The Social Security Administration each year bases its cost-of-living adjustment on the Labor Department’s consumer-price index for urban wage earners and clerical workers, or CPI-W, a measure of inflation for working households that is slightly different from the more commonly cited overall consumer-price index, or CPI. The adjustment is based on the difference between the CPI-W index’s average for the third quarter of the current year compared with the same period in the previous year.

Among those who receive benefits are elderly Americans, those with disabilities and minor children and spouses of recipients who have died.

The Social Security Board of Trustees in an August report said the trust fund that pays benefits is projected to become depleted by 2034, a year earlier than estimated in 2020. At that time, Social Security income would be sufficient to pay about 78% of scheduled benefits.

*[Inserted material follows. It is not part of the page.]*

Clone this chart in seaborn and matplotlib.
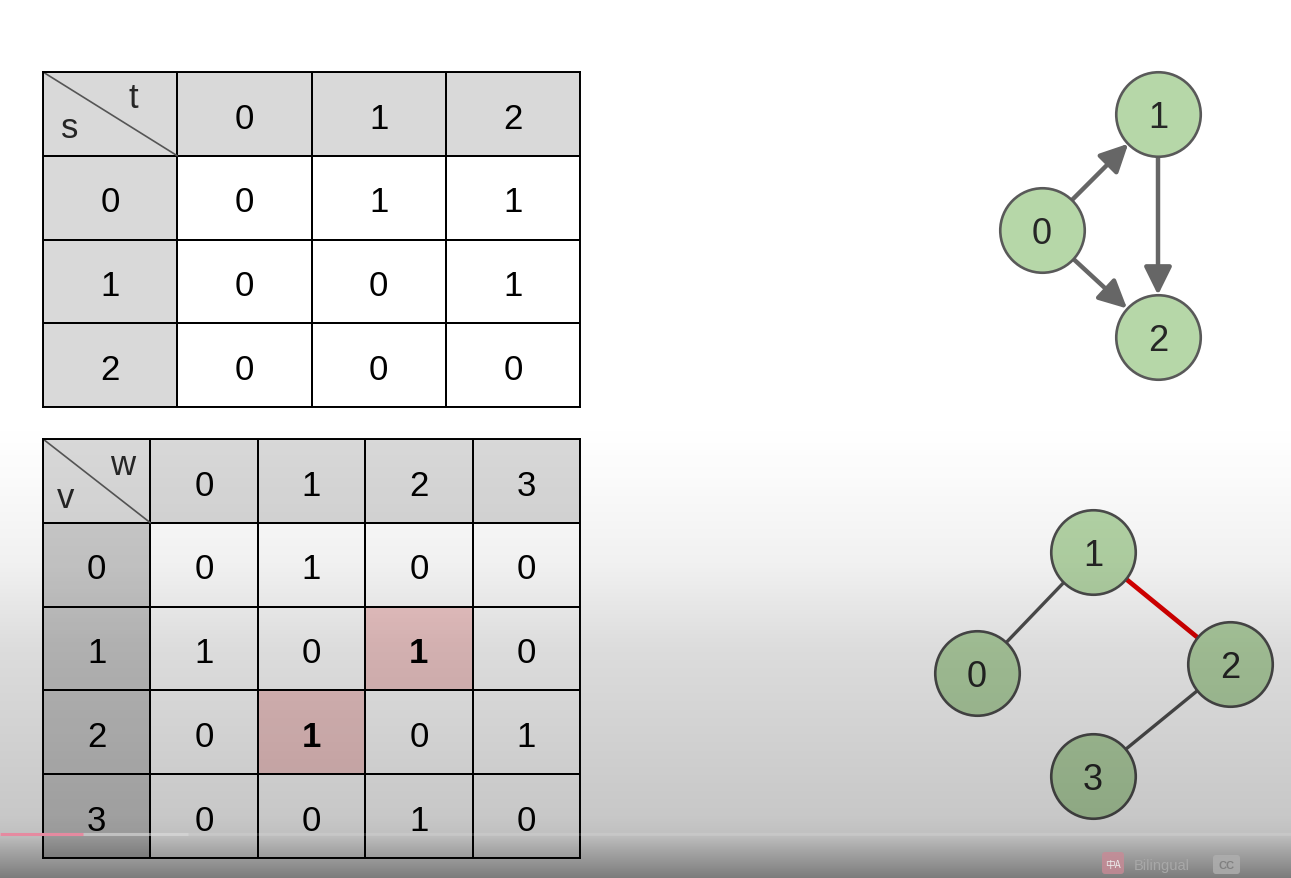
import numpy as np
import matplotlib.pyplot as plt
import seaborn as sns
from matplotlib.colors import ListedColormap
from matplotlib.patches import FancyBboxPatch

# Directed graph: adjacency matrix (s -> t)
directed_labels = ["0", "1", "2"]
directed_adj = [[0, 1, 1],
                [0, 0, 1],
                [0, 0, 0]]
directed_edges = [(0, 1), (0, 2), (1, 2)]

# Undirected graph: adjacency matrix (v - w)
undirected_labels = ["0", "1", "2", "3"]
undirected_adj = [[0, 1, 0, 0],
                  [1, 0, 1, 0],
                  [0, 1, 0, 1],
                  [0, 0, 1, 0]]
undirected_edges = [(0, 1), (1, 2), (2, 3)]
highlight_edge = (1, 2)

# node layout in screen pixels
layout_directed = {"x": [1042, 1158, 1158], "y": [231, 115, 338]}
layout_undirected = {"x": [977, 1093, 1230, 1093], "y": [674, 553, 665, 777]}

W, H = 1291, 879
NODE_R = 42
GREEN = "#b6d7a8"

sns.set_style("white")
plt.rcParams["font.family"] = ["Liberation Sans", "DejaVu Sans"]

fig = plt.figure(figsize=(W / 100, H / 100), dpi=100)
fig.patch.set_facecolor("white")

# background axes in pixel coordinates for the graphs
bg = fig.add_axes([0, 0, 1, 1])
bg.set_xlim(0, W)
bg.set_ylim(H, 0)
bg.axis("off")

# cell colours: body, header row, header column, highlighted
cmap = ListedColormap(["#ffffff", "#d9d9d9", "#cccccc", "#f4cccc"])


def draw_table(px_box, row_name, col_name, labels, adj, highlight=(), head_col=1,
               corner_pos=((0.2, 0.68), (0.67, 0.32))):
    x0, y0, x1, y1 = px_box
    n = len(labels)
    codes = np.zeros((n + 1, n + 1), dtype=int)
    codes[0, :] = 1
    codes[1:, 0] = head_col
    for r, c in highlight:
        codes[r + 1, c + 1] = 3
    text = np.empty((n + 1, n + 1), dtype=object)
    text[0, 0] = ""
    text[0, 1:] = labels
    text[1:, 0] = labels
    text[1:, 1:] = np.array(adj).astype(str)

    ax = fig.add_axes([x0 / W, 1 - y1 / H, (x1 - x0) / W, (y1 - y0) / H])
    sns.heatmap(codes, annot=text, fmt="", cmap=cmap, vmin=-0.5, vmax=3.5,
                cbar=False, linewidths=1.2, linecolor="black",
                xticklabels=False, yticklabels=False,
                annot_kws=dict(fontsize=25, color="black"), ax=ax)
    for s in ax.spines.values():
        s.set_visible(True)
        s.set_linewidth(1.4)
        s.set_color("black")
    for t in ax.texts:
        cx, cy = t.get_position()
        t.set_y(cy + 0.05)
        # bold for highlighted cells
        for r, c in highlight:
            if abs(cx - (c + 1.5)) < 0.01 and abs(cy - (r + 1.5)) < 0.01:
                t.set_fontweight("bold")
    # corner cell: diagonal with row/col names
    ax.plot([0, 1], [0, 1], color="#555555", lw=1.2)
    (sx, sy), (tx, ty) = corner_pos
    ax.text(sx, sy, row_name, fontsize=25, ha="center", va="center")
    ax.text(tx, ty, col_name, fontsize=25, ha="center", va="center")
    return ax


draw_table((43, 73, 580, 408), "s", "t", directed_labels, directed_adj,
           corner_pos=((0.2, 0.66), (0.67, 0.3)))
draw_table((43, 440, 580, 859), "v", "w", undirected_labels, undirected_adj,
           highlight=[highlight_edge, highlight_edge[::-1]], head_col=2,
           corner_pos=((0.21, 0.7), (0.74, 0.3)))


def edge_ends(xs, ys, a, b, r=NODE_R):
    p, q = np.array([xs[a], ys[a]], float), np.array([xs[b], ys[b]], float)
    d = (q - p) / np.linalg.norm(q - p)
    return p + d * r, q - d * r


# directed graph
dx, dy = layout_directed["x"], layout_directed["y"]
for a, b in directed_edges:
    s, e = edge_ends(dx, dy, a, b)
    bg.annotate("", xy=e, xytext=s,
                arrowprops=dict(arrowstyle="-|>,head_length=0.85,head_width=0.42",
                                mutation_scale=20, lw=3.2, color="#666666",
                                shrinkA=0, shrinkB=0))
sns.scatterplot(x=dx, y=dy, s=3700, color=GREEN, edgecolor="#595959",
                linewidth=1.9, ax=bg, legend=False, zorder=3)
for i, lab in enumerate(directed_labels):
    bg.text(dx[i], dy[i] + 4, lab, fontsize=26, ha="center", va="center", zorder=4)

# undirected graph
ux, uy = layout_undirected["x"], layout_undirected["y"]
for a, b in undirected_edges:
    s, e = edge_ends(ux, uy, a, b)
    red = (a, b) == highlight_edge
    bg.plot([s[0], e[0]], [s[1], e[1]], color="#e00000" if red else "#505050",
            lw=3.4 if red else 2.4, solid_capstyle="butt", zorder=2)
sns.scatterplot(x=ux, y=uy, s=3700, color=GREEN, edgecolor="#4d4d4d",
                linewidth=1.9, ax=bg, legend=False, zorder=3)
for i, lab in enumerate(undirected_labels):
    bg.text(ux[i], uy[i] + 4, lab, fontsize=26, ha="center", va="center", zorder=4)

# video-player darkening towards the bottom
ov = fig.add_axes([0, 0, 1, 1], zorder=20)
ov.set_xlim(0, W)
ov.set_ylim(H, 0)
ov.axis("off")
rows = np.arange(H)
shade = np.interp(rows, [0, 420, 480, 566, 650, 734, 817, 835, 852, 879],
                  [0, 0, 0.02, 0.06, 0.14, 0.18, 0.22, 0.25, 0.36, 0.52])
img = np.zeros((H, 1, 4))
img[:, 0, 3] = shade
ov.imshow(img, aspect="auto", extent=(0, W, H, 0), interpolation="bilinear")

# player progress bar and controls
ov.plot([0, W], [835, 835], color="white", alpha=0.12, lw=2.2, solid_capstyle="butt")
ov.plot([0, 188], [835, 835], color="#dddddd", alpha=0.5, lw=2.2, solid_capstyle="butt")
ov.plot([0, 83], [835, 835], color="#e58aa0", lw=2.2, solid_capstyle="butt")
ov.add_patch(FancyBboxPatch((1102, 853), 22, 22, boxstyle="round,pad=0,rounding_size=3",
                            fc="#c98a96", ec="none", alpha=0.8))
ov.text(1113, 865, "中A", fontsize=7, color="#eeeeee", ha="center", va="center",
        family=["Noto Sans CJK SC", "DejaVu Sans"])
ov.text(1134, 866, "Bilingual", fontsize=10.5, color="#a8a8a8", ha="left", va="center")
ov.add_patch(FancyBboxPatch((1213, 856), 27, 19, boxstyle="round,pad=0,rounding_size=3",
                            fc="#b0b0b0", ec="none", alpha=0.8))
ov.text(1226.5, 866, "CC", fontsize=8, color="#808080", ha="center", va="center",
        fontweight="bold")

fig.savefig("out.png", dpi=100)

Anqi Chen, assistant director of savings research at Boston College’s Center for Retirement Research, said her rough calculations show that 2022’s cost-of-living adjustment could move up that depletion date by about three months, given its projected larger-than-normal size. The determining factor will be how quickly overall wages paid to U.S. workers rise relative to the adjustment, Ms. Chen said, since payroll taxes fund the program. Average hourly earnings for private-sector workers rose roughly 4.6% in September compared with a year earlier, according to the Labor Department.

“If wages are not increasing at the same rate as inflation in a given year, then what’s going in is going to be increasing less than what’s going out in benefits,” Ms. Chen said. “That’s when you get the mismatch.”